New Delhi: Expressing apprehension that Indian children adopted by foreign nationals could be exploited, the Supreme Court has asked the Government to consider formulation of a suitable law to regulate inter-country adoptions.
A bench of Justices Markandeya Katju and TS Thakur observed that presently there is no legislation in the country on such adoptions as a result of which Indian children adopted
by foreign parents are vulnerable to exploitation.
The bench passed the direction while appointing Solicitor General Gopal Subramanium as amicus curiae (special counsel) to assist the court on the tricky issue while dealing with the special leave petition filed by a cerebral palsy-afflicted American and his wife who wanted to adopt a mentally challenged 11-year old boy.

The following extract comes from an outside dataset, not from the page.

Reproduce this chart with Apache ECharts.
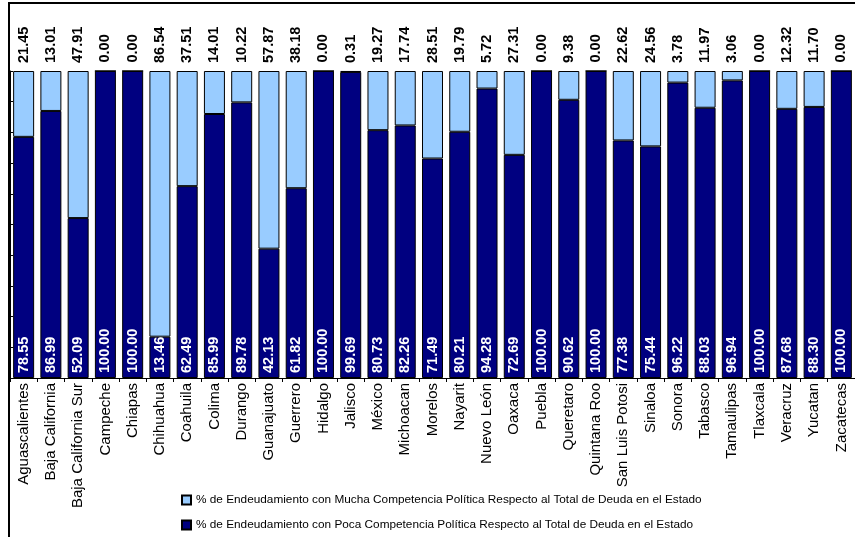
<!DOCTYPE html>
<html>
<head>
<meta charset="utf-8">
<script src="https://cdn.jsdelivr.net/npm/echarts@6/dist/echarts.min.js"></script>
<style>
  html, body { margin: 0; padding: 0; background: #fff; }
  #chart { width: 855px; height: 537px; }
</style>
</head>
<body>
<div id="chart"></div>
<script>
// Debt share by state: high vs low political competition (percent of total state debt)
const categories = [
  'Aguascalientes', 'Baja California', 'Baja California Sur', 'Campeche', 'Chiapas',
  'Chihuahua', 'Coahuila', 'Colima', 'Durango', 'Guanajuato', 'Guerrero', 'Hidalgo',
  'Jalisco', 'México', 'Michoacan', 'Morelos', 'Nayarit', 'Nuevo León', 'Oaxaca',
  'Puebla', 'Queretaro', 'Quintana Roo', 'San Luis Potosi', 'Sinaloa', 'Sonora',
  'Tabasco', 'Tamaulipas', 'Tlaxcala', 'Veracruz', 'Yucatan', 'Zacatecas'
];

const muchaCompetencia = [
  21.45, 13.01, 47.91, 0.00, 0.00, 86.54, 37.51, 14.01, 10.22, 57.87, 38.18, 0.00,
  0.31, 19.27, 17.74, 28.51, 19.79, 5.72, 27.31, 0.00, 9.38, 0.00, 22.62, 24.56,
  3.78, 11.97, 3.06, 0.00, 12.32, 11.70, 0.00
];

const pocaCompetencia = [
  78.55, 86.99, 52.09, 100.00, 100.00, 13.46, 62.49, 85.99, 89.78, 42.13, 61.82, 100.00,
  99.69, 80.73, 82.26, 71.49, 80.21, 94.28, 72.69, 100.00, 90.62, 100.00, 77.38, 75.44,
  96.22, 88.03, 96.94, 100.00, 87.68, 88.30, 100.00
];

const seriesNames = [
  '% de Endeudamiento con Mucha Competencia Política Respecto al Total de Deuda en el Estado',
  '% de Endeudamiento con Poca Competencia Política Respecto al Total de Deuda en el Estado'
];

const FONT = '"Liberation Sans", Arial, sans-serif';

const legendBase = {
  left: 181,
  itemWidth: 9,
  itemHeight: 9,
  padding: 0,
  icon: 'rect',
  textStyle: { fontFamily: FONT, fontSize: 11.8, color: '#000' }
};

const chart = echarts.init(document.getElementById('chart'), null, { renderer: 'canvas' });

chart.setOption({
  animation: false,
  backgroundColor: '#ffffff',
  textStyle: { fontFamily: FONT },
  graphic: [{
    type: 'rect',
    silent: true,
    z: 100,
    shape: { x: 9, y: 3, width: 900, height: 700 },
    style: { fill: 'none', stroke: '#000', lineWidth: 2 }
  }],
  grid: { left: 10, right: -7, top: 71, bottom: 159, containLabel: false },
  legend: [
    Object.assign({}, legendBase, { top: 494, data: [seriesNames[0]] }),
    Object.assign({}, legendBase, { top: 519, data: [seriesNames[1]] })
  ],
  xAxis: {
    type: 'category',
    data: categories,
    axisLine: { show: true, lineStyle: { color: '#000', width: 1 } },
    axisTick: { show: true, length: 4, lineStyle: { color: '#000' } },
    axisLabel: { rotate: 90, margin: 5, fontSize: 15, color: '#000', fontFamily: FONT, interval: 0 }
  },
  yAxis: {
    type: 'value',
    min: 0,
    max: 100,
    interval: 10,
    axisLine: { show: true, lineStyle: { color: '#000', width: 1 } },
    axisTick: { show: true, inside: true, length: 3, lineStyle: { color: '#000' } },
    axisLabel: { show: false },
    splitLine: { show: false }
  },
  series: [
    {
      name: seriesNames[1],
      type: 'bar',
      stack: 'total',
      barWidth: 21,
      data: pocaCompetencia,
      itemStyle: { color: '#000080', borderColor: '#000', borderWidth: 1 },
      label: {
        show: true,
        position: 'insideBottom',
        distance: 5,
        rotate: 90,
        align: 'left',
        verticalAlign: 'middle',
        color: '#ffffff',
        fontWeight: 'bold',
        fontSize: 14.5,
        fontFamily: FONT,
        formatter: p => p.value.toFixed(2)
      }
    },
    {
      name: seriesNames[0],
      type: 'bar',
      stack: 'total',
      barWidth: 21,
      data: muchaCompetencia,
      itemStyle: { color: '#99ccff', borderColor: '#000', borderWidth: 1 },
      label: {
        show: true,
        position: 'top',
        distance: 8,
        rotate: 90,
        align: 'left',
        verticalAlign: 'middle',
        color: '#000',
        fontWeight: 'bold',
        fontSize: 14.5,
        fontFamily: FONT,
        formatter: p => p.value.toFixed(2)
      }
    }
  ]
});
</script>
</body>
</html>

"Why should we interfere with the concurrent findings of the District Judge and the Delhi High Court that the child could be exploited. The question is once the child is taken
out of the country, the jurisdiction of Indian courts ends. (Then) What will be the fate of the child," the bench asked a senior counsel appearing for the couple.
The Delhi High Court had on August 31 last year rejected the plea of Craig Allen Coates and his wife Cynthia Ann Coates, residents of Winnebago, USA, to adopt a minor Indian
after holding that the couple, already having two sons and a daughters, intended to exploit him as a domestic help.
It had concurred with the findings of a District Judge that the intention of the couple did not appear to be bonafide.
"The real intention of the appellants (Coates) in adopting the child who is suffering from mental delays (mental growth has not kept pace with age) appears to exploit him as
domestic help for the husband who has been suffering from cerebral palsy since birth," Justice VB Gupta of the High Court had observed.
The boy is presently lodged at a child welfare centre in Saritha Vihar.
The High Court had said the wife was working as a supervisor nurse and getting a huge salary in the US and the couple wanted to adopt the boy so as to employ him to look
after her husband.
It also imposed a cost of Rs 20,000 on the couple for abusing the process of law. Aggrieved by the High Court`s ruling, the couple filed the SLP in the Supreme Court.
The apex court, while refusing to grant any immediate relief to the couple, said in an order, "We also request the Law Commission to consider recommending legislation on the matter of inter-country adoptions as at present there is no legislation on the subject and there is a pressing need for the same.
"The Law Ministry, Government of India, may also look into the matter," the bench said, while adjourning the matter by four weeks.